Now more than ever, employers are aware of their obligation to take prompt remedial action in response to complaints of sex harassment.  But what happens when the employer’s attempt to placate a complainant through voluntary transfer results in less favorable work conditions?  Well, now the complainant has a cause of action for retaliation, explained the First Circuit in Carlson v. Univ. of New England, No. 17-1792 (1st Cir. 8/10/18).

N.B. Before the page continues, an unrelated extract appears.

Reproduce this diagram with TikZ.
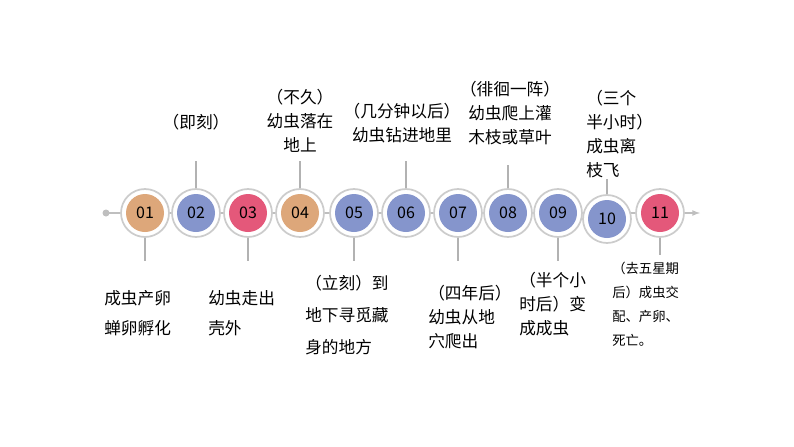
\documentclass[tikz,border=0pt]{standalone}
\usepackage{fontspec}
\setmainfont{Noto Sans CJK SC}
\begin{document}
\begin{tikzpicture}[x=0.75pt,y=-0.75pt,
  ring/.style={circle,draw=gray!45,line width=1.2pt,fill=white,minimum size=48\pgflinewidth,inner sep=0pt},
  dot/.style={circle,minimum size=28.5pt,inner sep=0pt,font=\fontsize{12}{12}\selectfont},
  lbl/.style={align=left,font=\fontsize{12.5}{18}\selectfont,inner sep=0pt},
  tick/.style={draw=gray!60,line width=0.8pt}]
\useasboundingbox (0,0) rectangle (794,447);
\definecolor{cor}{HTML}{DDA77A}\definecolor{cbl}{HTML}{8595CC}\definecolor{cre}{HTML}{E4587A}
\coordinate (s) at (106,213); \coordinate (e) at (700,213);
\fill[gray!50] (s) circle (3.5);
\draw[gray!50,line width=1pt,-latex] (s) -- (e);
\foreach \n/\x/\y/\c in {01/145/213/cor,02/196/213/cbl,03/248/213/cre,04/300/213/cor,05/354/213/cbl,06/406/213/cbl,07/458/213/cbl,08/508/213/cbl,09/558/213/cbl,10/607/219/cbl,11/660/213/cre}{
  \node[circle,draw=gray!40,line width=1.3pt,fill=white,minimum size=36pt,inner sep=0pt] (r\n) at (\x,\y) {};
  \node[dot,fill=\c] (c\n) at (\x,\y) {\n};
}
\foreach \n in {02,04,06}{\coordinate (t\n) at ([yshift=20pt]r\n.north); \draw[tick] (r\n.north) -- (t\n);}
\coordinate (t08) at ([yshift=17pt]r08.north); \draw[tick] (r08.north) -- (t08);
\coordinate (t10) at ([yshift=11pt]r10.north); \draw[tick] (r10.north) -- (t10);
\foreach \n in {01,03,05,07,09}{\coordinate (b\n) at ([yshift=-17pt]r\n.south); \draw[tick] (r\n.south) -- (b\n);}
\coordinate (b11) at ([yshift=-13pt]r11.south); \draw[tick] (r11.south) -- (b11);
\node[lbl,align=center] (l02) at (196,122) {（即刻）};
\node[lbl,align=center] (l04) at (300,121) {（不久）\\幼虫落在\\地上};
\node[lbl,align=center] (l06) at (402,123) {（几分钟以后）\\幼虫钻进地里};
\node[lbl,align=center] (l08) at (510,113) {（徘徊一阵）\\幼虫爬上灌\\木枝或草叶};
\node[lbl,anchor=west] (l10) at (586,134) {（三个\\半小时）\\成虫离\\枝飞};
\node[lbl,anchor=west,font=\fontsize{12.5}{22.5}\selectfont] (l01) at (104,313) {成虫产卵\\蝉卵孵化};
\node[lbl,anchor=west,font=\fontsize{12.5}{22.5}\selectfont] (l03) at (208,313) {幼虫走出\\壳外};
\node[lbl,anchor=west,font=\fontsize{12.5}{24}\selectfont] (l05) at (305,315) {（立刻）到\\地下寻觅藏\\身的地方};
\node[lbl,anchor=west] (l07) at (428,317) {（四年后）\\幼虫从地\\穴爬出};
\node[lbl,anchor=west] (l09) at (519,304) {（半个小\\时后）变\\成成虫};
\node[lbl,anchor=west,font=\fontsize{10}{18}\selectfont] (l11) at (612,304) {（去五星期\\后）成虫交\\配、产卵、\\死亡。};
\end{tikzpicture}
\end{document}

In this case, Lara Carlson, a professor at the University of New England, complained that her department chair touched her inappropriately and made unwanted sexually charged comments.  The University agreed the conduct was harassment and took some steps to mitigate the behavior by meeting with the chair, and removing him as Carlson’s chair to oversee her tenure.  But the chair remained Carlson’s supervisor, and the harassment unfortunately continued.

Fed up with the situation, Carlson met with the University to request a change in reporting status.  Carlson was told she “would have to be removed from the department” if she wanted a new supervisor.  Though not ideal, Carlson agreed to the transfer to avoid further harassment, provided she could “keep her classes and continue to do her job.”

Carlson was ultimately transferred, without a loss in pay. However, the change in departments led to a change in Carlson’s teaching assignments, removal from her previous department’s website, and removal as an advisor to students. Carlson sued for retaliation, but the district court denied her claim, finding the “voluntary” transfer could not be an adverse action.

The First Circuit, however, disagreed.  Relying on evidence that Carlson was denied the same teaching conditions she was promised, as well as evidence of the University’s shifting explanations for its actions, the Court found that a jury could conclude Carlson was induced to consent to the transfer under false premises, and infer that the events would not have occurred but for Carlson reporting her chair’s sex harassment.

The take-away for employers here is that when transferring an employee to resolve a complaint of harassment, ensure that the transfer does not result in a disparity in duties so significant that you’ve now potentially created an even bigger problem.